- _Recorded data_
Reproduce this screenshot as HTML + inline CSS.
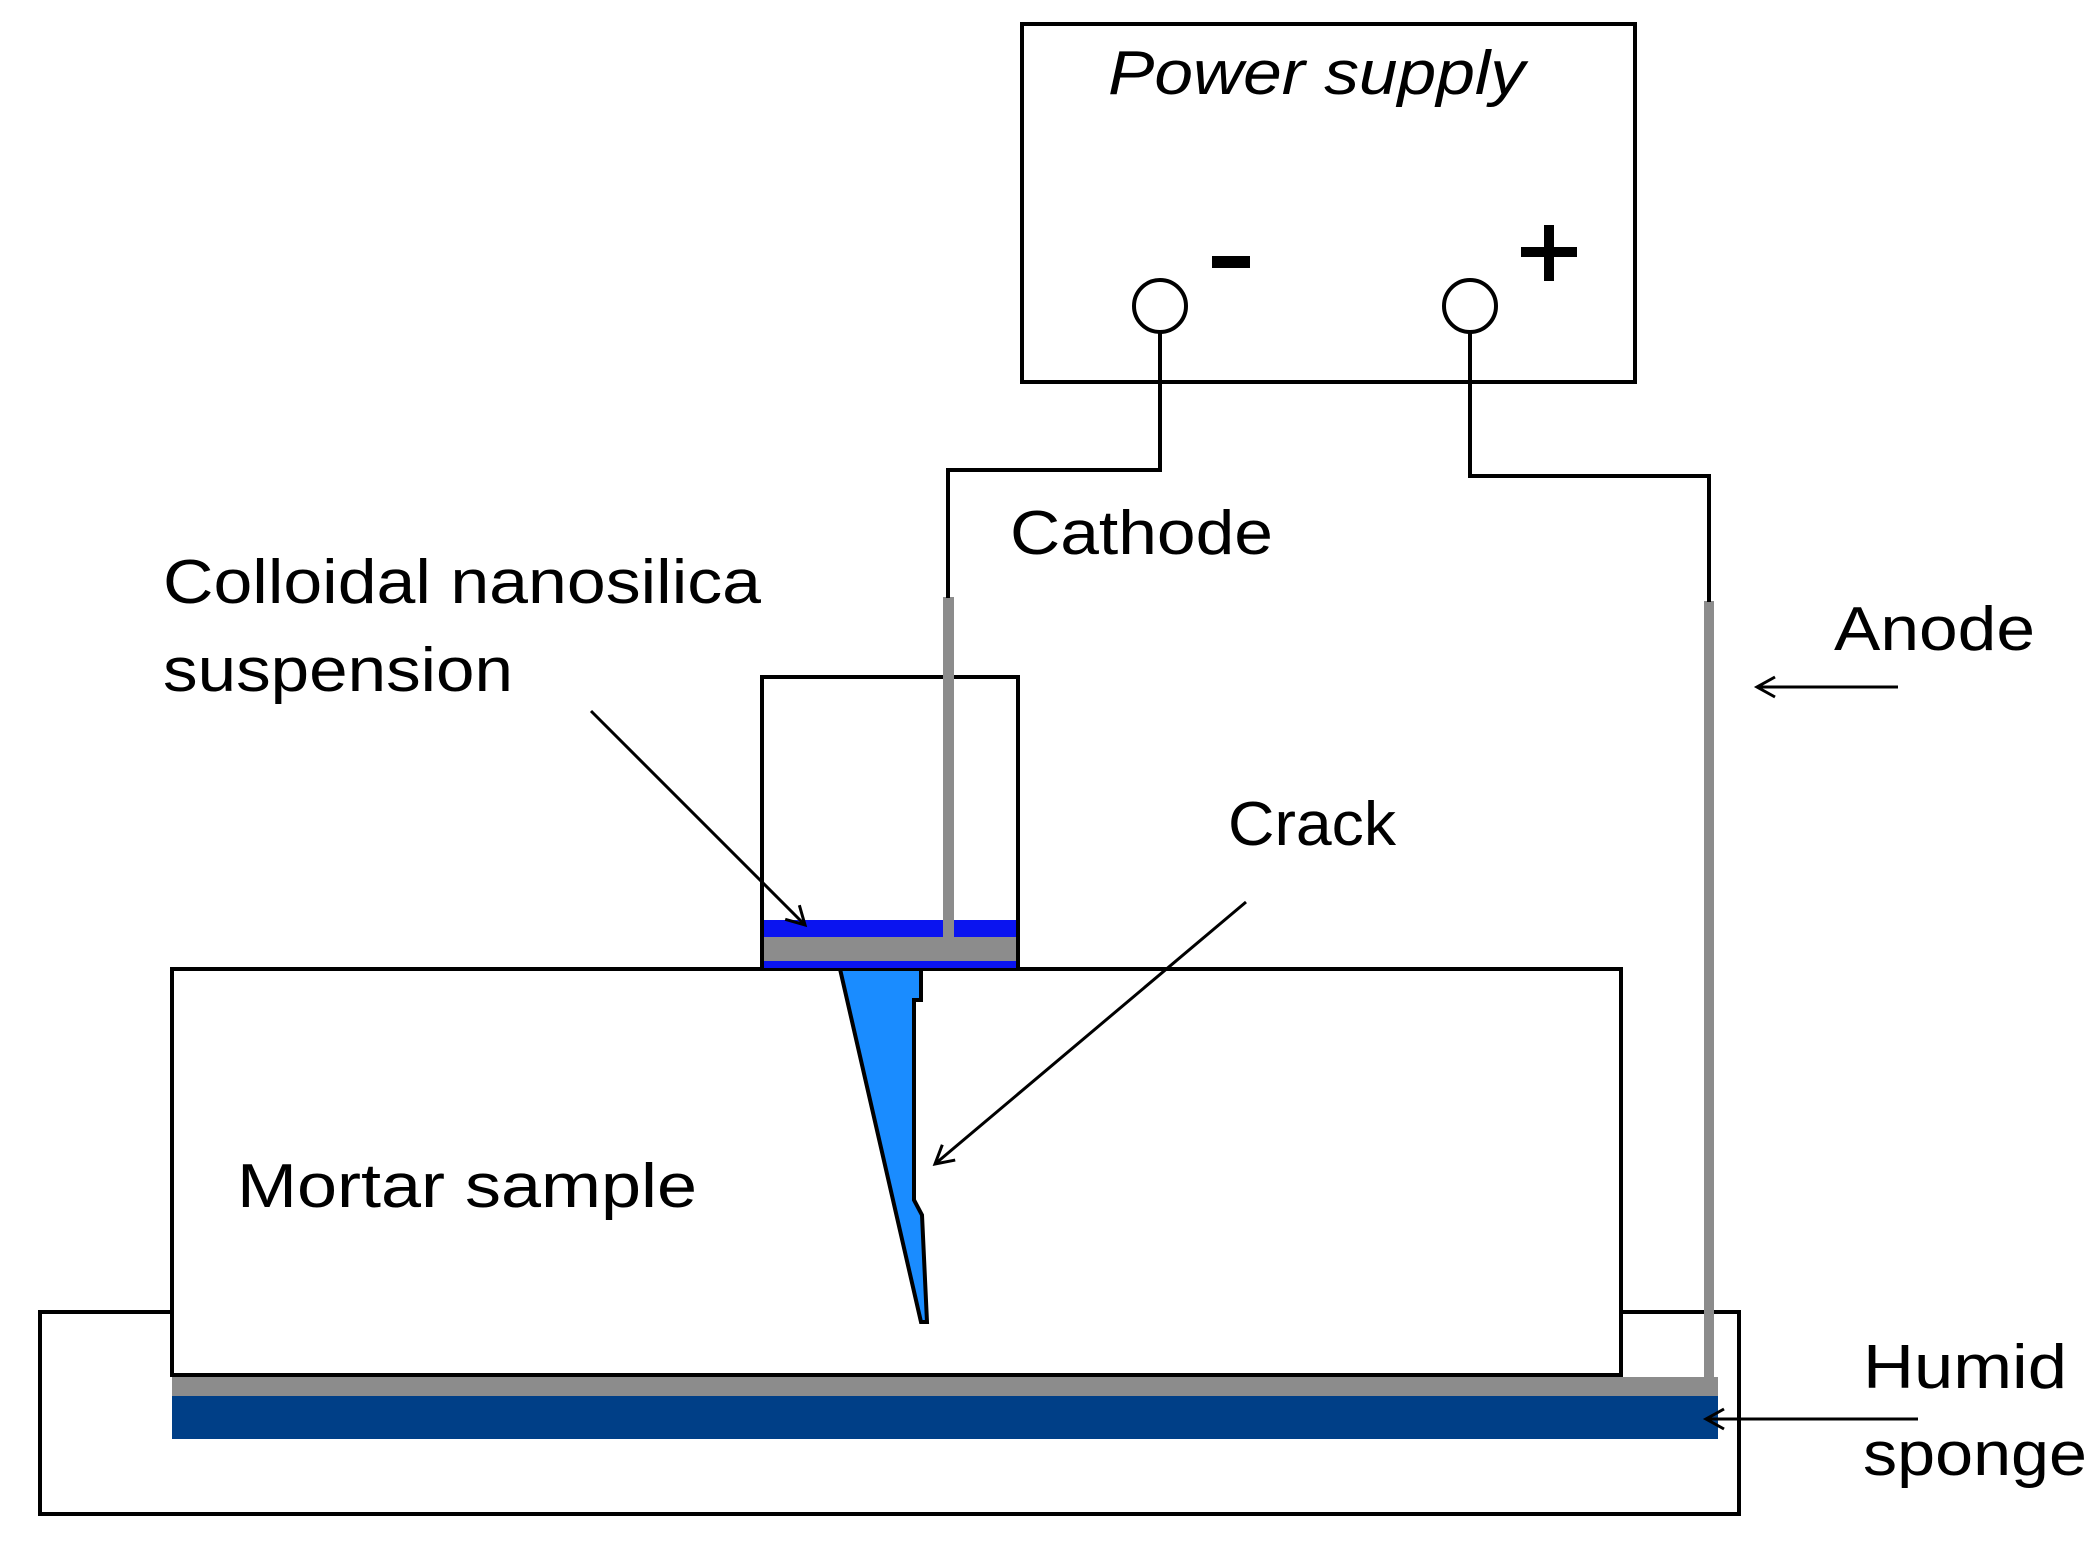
<!DOCTYPE html>
<html><head><style>
html,body{margin:0;padding:0;background:#fff;}
svg{display:block;}
text{font-family:"Liberation Sans",sans-serif;fill:#000;}
</style></head><body>
<svg width="2099" height="1549" viewBox="0 0 2099 1549" xmlns="http://www.w3.org/2000/svg">
<defs>
<marker id="ah" markerWidth="24" markerHeight="24" refX="20" refY="12" orient="auto" markerUnits="userSpaceOnUse">
<path d="M2,2 L20,12 L2,22" fill="none" stroke="#000" stroke-width="3"/>
</marker>
</defs>
<rect x="40" y="1312" width="1699" height="202" fill="#fff" stroke="#000" stroke-width="4"/>
<rect x="172" y="1396" width="1546" height="43" fill="#003f87"/>
<rect x="172" y="1377" width="1546" height="19" fill="#8c8c8c"/>
<rect x="172" y="969" width="1449" height="406" fill="#fff" stroke="#000" stroke-width="4"/>
<rect x="1704" y="601" width="10" height="790" fill="#8c8c8c"/>
<rect x="1621" y="1381" width="93" height="10" fill="#8c8c8c"/>
<polygon points="840,969 921,969 921,1000 914,1000 914,1200 922,1215 927,1322 921,1322" fill="#1a8cff" stroke="#000" stroke-width="4" stroke-linejoin="miter"/>
<rect x="762" y="677" width="256" height="291" fill="#fff" stroke="#000" stroke-width="4"/>
<rect x="764" y="920" width="252" height="17" fill="#0a14f0"/>
<rect x="764" y="937" width="252" height="24" fill="#8c8c8c"/>
<rect x="764" y="961" width="252" height="7" fill="#0a14f0"/>
<rect x="943" y="597" width="11" height="345" fill="#8c8c8c"/>
<rect x="1022" y="24" width="613" height="358" fill="#fff" stroke="#000" stroke-width="4"/>
<text x="1108" y="94" font-size="62" font-style="italic" textLength="417" lengthAdjust="spacingAndGlyphs">Power supply</text>
<circle cx="1160" cy="306" r="26" fill="#fff" stroke="#000" stroke-width="4"/>
<circle cx="1470" cy="306" r="26" fill="#fff" stroke="#000" stroke-width="4"/>
<rect x="1212" y="256" width="38" height="12" fill="#000"/>
<rect x="1521" y="247" width="56" height="10" fill="#000"/>
<rect x="1544" y="225" width="10" height="56" fill="#000"/>
<polyline points="1160,332 1160,470 948,470 948,598" fill="none" stroke="#000" stroke-width="4"/>
<polyline points="1470,332 1470,476 1709,476 1709,602" fill="none" stroke="#000" stroke-width="4"/>
<text x="1010" y="554" font-size="62" textLength="263" lengthAdjust="spacingAndGlyphs">Cathode</text>
<text x="163" y="603" font-size="62" textLength="598" lengthAdjust="spacingAndGlyphs">Colloidal nanosilica</text>
<text x="163" y="691" font-size="62" textLength="350" lengthAdjust="spacingAndGlyphs">suspension</text>
<text x="1834" y="650" font-size="62" textLength="201" lengthAdjust="spacingAndGlyphs">Anode</text>
<text x="1228" y="845" font-size="62" textLength="168" lengthAdjust="spacingAndGlyphs">Crack</text>
<text x="237" y="1207" font-size="62" textLength="460" lengthAdjust="spacingAndGlyphs">Mortar sample</text>
<text x="1863" y="1388" font-size="62" textLength="204" lengthAdjust="spacingAndGlyphs">Humid</text>
<text x="1863" y="1475" font-size="62" textLength="224" lengthAdjust="spacingAndGlyphs">sponge</text>
<line x1="591" y1="711" x2="805" y2="925" stroke="#000" stroke-width="3" marker-end="url(#ah)"/>
<line x1="1246" y1="902" x2="935" y2="1164" stroke="#000" stroke-width="3" marker-end="url(#ah)"/>
<line x1="1898" y1="687" x2="1757" y2="687" stroke="#000" stroke-width="3" marker-end="url(#ah)"/>
<line x1="1918" y1="1419" x2="1706" y2="1419" stroke="#000" stroke-width="3" marker-end="url(#ah)"/>
</svg>
</body></html>
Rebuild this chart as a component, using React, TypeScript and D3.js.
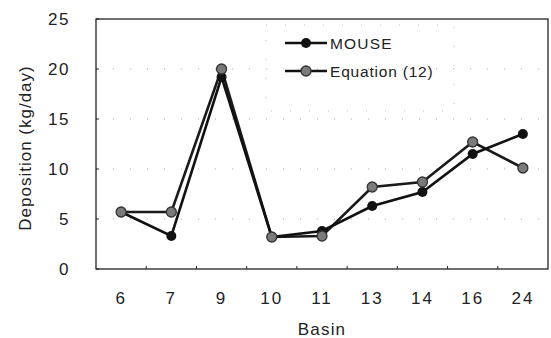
import React from 'react';
import * as d3 from 'd3';

const basins = ['6', '7', '9', '10', '11', '13', '14', '16', '24'];
const mouse = [5.7, 3.3, 19.2, 3.2, 3.8, 6.3, 7.7, 11.5, 13.5];
const equation = [5.7, 5.7, 20, 3.2, 3.3, 8.2, 8.7, 12.7, 10.1];
const yTicks = [0, 5, 10, 15, 20, 25];

const width = 551;
const height = 338;
const margin = { top: 19, right: 3, bottom: 69, left: 96 };
const innerW = width - margin.left - margin.right;
const innerH = height - margin.top - margin.bottom;
const font = '"Liberation Sans", Arial, sans-serif';

export default function App() {
  const x = d3.scaleBand().domain(basins).range([0, innerW]);
  const y = d3.scaleLinear().domain([0, 25]).range([innerH, 0]);
  const cx = (i: number) => (x(basins[i]) ?? 0) + x.bandwidth() / 2;

  const line = d3.line<number>()
    .x((_, i) => cx(i))
    .y(d => y(d));

  // legend placement
  const lg = { x: 170, y: 6, w: 188, h: 86 };

  return (
    <svg width={width} height={height}
      style={{ position: 'fixed', left: 0, top: 0, background: '#fff' }}>
      <g transform={`translate(${margin.left},${margin.top})`}>
        {/* faint dotted grid */}
        {yTicks.slice(1, -1).map(t => (
          <line key={t} x1={0} x2={innerW} y1={y(t)} y2={y(t)}
            stroke="#aaa" strokeWidth={1} strokeDasharray="1 16" />
        ))}
        {/* frame */}
        <rect x={0} y={0} width={innerW} height={innerH} fill="none" stroke="#222" strokeWidth={1.3} />
        {/* y ticks */}
        {yTicks.map(t => (
          <g key={t}>
            <line x1={0} x2={3} y1={y(t)} y2={y(t)} stroke="#222" />
            <text x={-26} y={y(t)} dy="0.36em" textAnchor="end" fontFamily={font}
              fontSize={17} letterSpacing={1.5} fill="#222">{t}</text>
          </g>
        ))}
        {/* x boundary ticks */}
        {basins.slice(1).map(b => (
          <line key={b} x1={x(b)} x2={x(b)} y1={innerH} y2={innerH - 3} stroke="#222" />
        ))}
        {basins.map((b, i) => (
          <text key={b} x={cx(i)} y={innerH + 35} textAnchor="middle" fontFamily={font}
            fontSize={17} letterSpacing={2} fill="#222">{b}</text>
        ))}

        {/* series */}
        <path d={line(equation) ?? ''} fill="none" stroke="#1a1a1a" strokeWidth={2.6} />
        <path d={line(mouse) ?? ''} fill="none" stroke="#111" strokeWidth={2.6} />
        {mouse.map((v, i) => (
          <circle key={'m' + i} cx={cx(i)} cy={y(v)} r={5} fill="#111" />
        ))}
        {equation.map((v, i) => (
          <circle key={'e' + i} cx={cx(i)} cy={y(v)} r={5} fill="#7a7a7a" stroke="#333" strokeWidth={1.3} />
        ))}

        {/* legend */}
        <rect x={lg.x} y={lg.y} width={lg.w} height={lg.h} fill="none" stroke="#bbb"
          strokeWidth={1} strokeDasharray="1 18" />
        <g transform={`translate(${lg.x + 19},${lg.y + 18})`}>
          <line x1={0} x2={42} y1={0} y2={0} stroke="#111" strokeWidth={2.6} />
          <circle cx={21} cy={0} r={5} fill="#111" />
          <text x={45} y={0} dy="0.36em" fontFamily={font} fontSize={15.5} letterSpacing={1.2} fill="#222">MOUSE</text>
        </g>
        <g transform={`translate(${lg.x + 19},${lg.y + 46})`}>
          <line x1={0} x2={42} y1={0} y2={0} stroke="#111" strokeWidth={2.6} />
          <circle cx={21} cy={0} r={5} fill="#7a7a7a" stroke="#333" strokeWidth={1.3} />
          <text x={45} y={0} dy="0.36em" fontFamily={font} fontSize={15.5} letterSpacing={0.8} fill="#222">Equation (12)</text>
        </g>
      </g>

      {/* axis titles */}
      <text transform={`translate(25,${margin.top + innerH / 2 + 4}) rotate(-90)`} textAnchor="middle"
        dy="0.36em" fontFamily={font} fontSize={17} letterSpacing={1} fill="#222">Deposition (kg/day)</text>
      <text x={margin.left + innerW / 2} y={329} textAnchor="middle" dy="0.36em"
        fontFamily={font} fontSize={17} letterSpacing={1.2} fill="#222">Basin</text>
    </svg>
  );
}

- _Requirements_
With the pictures removed from your copy, retype the lines above from the one that contains "Rebuild this chart" through the one that contains "const yTicks = [0, 5, 10, 15, 20, 25];", exactly.

- _Output below_
Rebuild this chart as a component, using React, TypeScript and D3.js.
import React from 'react';
import * as d3 from 'd3';

const basins = ['6', '7', '9', '10', '11', '13', '14', '16', '24'];
const mouse = [5.7, 3.3, 19.2, 3.2, 3.8, 6.3, 7.7, 11.5, 13.5];
const equation = [5.7, 5.7, 20, 3.2, 3.3, 8.2, 8.7, 12.7, 10.1];
const yTicks = [0, 5, 10, 15, 20, 25];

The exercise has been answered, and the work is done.